DATASET CONTENT:
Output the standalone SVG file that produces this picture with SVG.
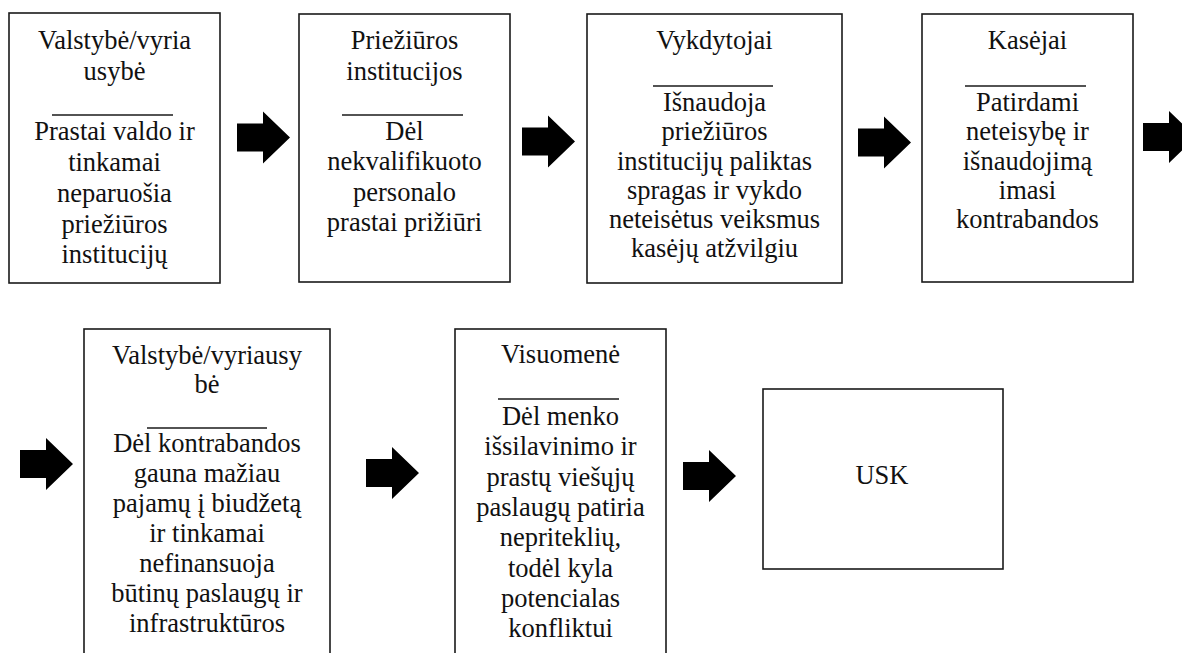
<svg xmlns="http://www.w3.org/2000/svg" xmlns:xlink="http://www.w3.org/1999/xlink" width="1182" height="653" viewBox="0 0 1182 653">
<style>
.box{fill:#fff;stroke:#1a1a1a;stroke-width:1.6}
.sep{stroke:#1a1a1a;stroke-width:1.6}
.t{font-family:'Liberation Serif','Times New Roman',serif;font-size:26.5px;fill:#111;text-anchor:middle}
.arr{fill:#000}
</style>
<defs>
<polygon id="blk" points="0,-14 26,-14 26,-26 53,0 26,26 26,14 0,14"/>
</defs>
<rect width="1182" height="653" fill="#fff"/>
<g id="n1" class="t">
<rect class="box" x="9" y="13" width="211" height="270"/>
<text x="114.5" y="49">Valstybė/vyria</text>
<text x="114.5" y="80">usybė</text>
<line class="sep" x1="52" y1="115" x2="173" y2="115"/>
<text x="114.5" y="140">Prastai valdo ir</text>
<text x="114.5" y="171">tinkamai</text>
<text x="114.5" y="202">neparuošia</text>
<text x="114.5" y="233">priežiūros</text>
<text x="114.5" y="263">institucijų</text>
</g>
<g id="n2" class="t">
<rect class="box" x="299" y="14" width="211" height="268"/>
<text x="404.5" y="49">Priežiūros</text>
<text x="404.5" y="80">institucijos</text>
<line class="sep" x1="342" y1="115" x2="463" y2="115"/>
<text x="404.5" y="140">Dėl</text>
<text x="404.5" y="170">nekvalifikuoto</text>
<text x="404.5" y="201">personalo</text>
<text x="404.5" y="231">prastai prižiūri</text>
</g>
<g id="n3" class="t">
<rect class="box" x="587" y="14" width="255" height="269"/>
<text x="714.5" y="49">Vykdytojai</text>
<line class="sep" x1="653" y1="86" x2="773" y2="86"/>
<text x="714.5" y="111">Išnaudoja</text>
<text x="714.5" y="140">priežiūros</text>
<text x="714.5" y="169.5">institucijų paliktas</text>
<text x="714.5" y="199">spragas ir vykdo</text>
<text x="714.5" y="228">neteisėtus veiksmus</text>
<text x="714.5" y="257">kasėjų atžvilgiu</text>
</g>
<g id="n4" class="t">
<rect class="box" x="922" y="14" width="211" height="268"/>
<text x="1027.5" y="49">Kasėjai</text>
<line class="sep" x1="965" y1="86" x2="1086" y2="86"/>
<text x="1027.5" y="111">Patirdami</text>
<text x="1027.5" y="140">neteisybę ir</text>
<text x="1027.5" y="169.5">išnaudojimą</text>
<text x="1027.5" y="199">imasi</text>
<text x="1027.5" y="228">kontrabandos</text>
</g>
<g id="n5" class="t">
<rect class="box" x="84" y="329" width="246" height="340"/>
<text x="207" y="364">Valstybė/vyriausy</text>
<text x="207" y="393">bė</text>
<line class="sep" x1="147" y1="428" x2="267" y2="428"/>
<text x="207" y="452">Dėl kontrabandos</text>
<text x="207" y="482">gauna mažiau</text>
<text x="207" y="512">pajamų į biudžetą</text>
<text x="207" y="542">ir tinkamai</text>
<text x="207" y="572">nefinansuoja</text>
<text x="207" y="602">būtinų paslaugų ir</text>
<text x="207" y="632">infrastruktūros</text>
</g>
<g id="n6" class="t">
<rect class="box" x="455" y="329" width="211" height="340"/>
<text x="560.5" y="363">Visuomenė</text>
<line class="sep" x1="498" y1="399" x2="619" y2="399"/>
<text x="560.5" y="425">Dėl menko</text>
<text x="560.5" y="455">išsilavinimo ir</text>
<text x="560.5" y="486">prastų viešųjų</text>
<text x="560.5" y="516">paslaugų patiria</text>
<text x="560.5" y="546">nepriteklių,</text>
<text x="560.5" y="577">todėl kyla</text>
<text x="560.5" y="607">potencialas</text>
<text x="560.5" y="637">konfliktui</text>
</g>
<g id="n7" class="t">
<rect class="box" x="763" y="389" width="240" height="180"/>
<text x="882" y="484">USK</text>
</g>
<g id="connectors">
<use xlink:href="#blk" class="arr" transform="translate(237,137.5)"/>
<use xlink:href="#blk" class="arr" transform="translate(522,141.5)"/>
<use xlink:href="#blk" class="arr" transform="translate(858,142.5)"/>
<use xlink:href="#blk" class="arr" transform="translate(1143,137)"/>
<use xlink:href="#blk" class="arr" transform="translate(20,464)"/>
<use xlink:href="#blk" class="arr" transform="translate(366,473)"/>
<use xlink:href="#blk" class="arr" transform="translate(683,476)"/>
</g>
</svg>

DIRECTION:
Skip every picture and transcribe the data above exactly.

WRITTEN REPLY:
Output the standalone SVG file that produces this picture with SVG.
<svg xmlns="http://www.w3.org/2000/svg" xmlns:xlink="http://www.w3.org/1999/xlink" width="1182" height="653" viewBox="0 0 1182 653">
<style>
.box{fill:#fff;stroke:#1a1a1a;stroke-width:1.6}
.sep{stroke:#1a1a1a;stroke-width:1.6}
.t{font-family:'Liberation Serif','Times New Roman',serif;font-size:26.5px;fill:#111;text-anchor:middle}
.arr{fill:#000}
</style>
<defs>
<polygon id="blk" points="0,-14 26,-14 26,-26 53,0 26,26 26,14 0,14"/>
</defs>
<rect width="1182" height="653" fill="#fff"/>
<g id="n1" class="t">
<rect class="box" x="9" y="13" width="211" height="270"/>
<text x="114.5" y="49">Valstybė/vyria</text>
<text x="114.5" y="80">usybė</text>
<line class="sep" x1="52" y1="115" x2="173" y2="115"/>
<text x="114.5" y="140">Prastai valdo ir</text>
<text x="114.5" y="171">tinkamai</text>
<text x="114.5" y="202">neparuošia</text>
<text x="114.5" y="233">priežiūros</text>
<text x="114.5" y="263">institucijų</text>
</g>
<g id="n2" class="t">
<rect class="box" x="299" y="14" width="211" height="268"/>
<text x="404.5" y="49">Priežiūros</text>
<text x="404.5" y="80">institucijos</text>
<line class="sep" x1="342" y1="115" x2="463" y2="115"/>
<text x="404.5" y="140">Dėl</text>
<text x="404.5" y="170">nekvalifikuoto</text>
<text x="404.5" y="201">personalo</text>
<text x="404.5" y="231">prastai prižiūri</text>
</g>
<g id="n3" class="t">
<rect class="box" x="587" y="14" width="255" height="269"/>
<text x="714.5" y="49">Vykdytojai</text>
<line class="sep" x1="653" y1="86" x2="773" y2="86"/>
<text x="714.5" y="111">Išnaudoja</text>
<text x="714.5" y="140">priežiūros</text>
<text x="714.5" y="169.5">institucijų paliktas</text>
<text x="714.5" y="199">spragas ir vykdo</text>
<text x="714.5" y="228">neteisėtus veiksmus</text>
<text x="714.5" y="257">kasėjų atžvilgiu</text>
</g>
<g id="n4" class="t">
<rect class="box" x="922" y="14" width="211" height="268"/>
<text x="1027.5" y="49">Kasėjai</text>
<line class="sep" x1="965" y1="86" x2="1086" y2="86"/>
<text x="1027.5" y="111">Patirdami</text>
<text x="1027.5" y="140">neteisybę ir</text>
<text x="1027.5" y="169.5">išnaudojimą</text>
<text x="1027.5" y="199">imasi</text>
<text x="1027.5" y="228">kontrabandos</text>
</g>
<g id="n5" class="t">
<rect class="box" x="84" y="329" width="246" height="340"/>
<text x="207" y="364">Valstybė/vyriausy</text>
<text x="207" y="393">bė</text>
<line class="sep" x1="147" y1="428" x2="267" y2="428"/>
<text x="207" y="452">Dėl kontrabandos</text>
<text x="207" y="482">gauna mažiau</text>
<text x="207" y="512">pajamų į biudžetą</text>
<text x="207" y="542">ir tinkamai</text>
<text x="207" y="572">nefinansuoja</text>
<text x="207" y="602">būtinų paslaugų ir</text>
<text x="207" y="632">infrastruktūros</text>
</g>
<g id="n6" class="t">
<rect class="box" x="455" y="329" width="211" height="340"/>
<text x="560.5" y="363">Visuomenė</text>
<line class="sep" x1="498" y1="399" x2="619" y2="399"/>
<text x="560.5" y="425">Dėl menko</text>
<text x="560.5" y="455">išsilavinimo ir</text>
<text x="560.5" y="486">prastų viešųjų</text>
<text x="560.5" y="516">paslaugų patiria</text>
<text x="560.5" y="546">nepriteklių,</text>
<text x="560.5" y="577">todėl kyla</text>
<text x="560.5" y="607">potencialas</text>
<text x="560.5" y="637">konfliktui</text>
</g>
<g id="n7" class="t">
<rect class="box" x="763" y="389" width="240" height="180"/>
<text x="882" y="484">USK</text>
</g>
<g id="connectors">
<use xlink:href="#blk" class="arr" transform="translate(237,137.5)"/>
<use xlink:href="#blk" class="arr" transform="translate(522,141.5)"/>
<use xlink:href="#blk" class="arr" transform="translate(858,142.5)"/>
<use xlink:href="#blk" class="arr" transform="translate(1143,137)"/>
<use xlink:href="#blk" class="arr" transform="translate(20,464)"/>
<use xlink:href="#blk" class="arr" transform="translate(366,473)"/>
<use xlink:href="#blk" class="arr" transform="translate(683,476)"/>
</g>
</svg>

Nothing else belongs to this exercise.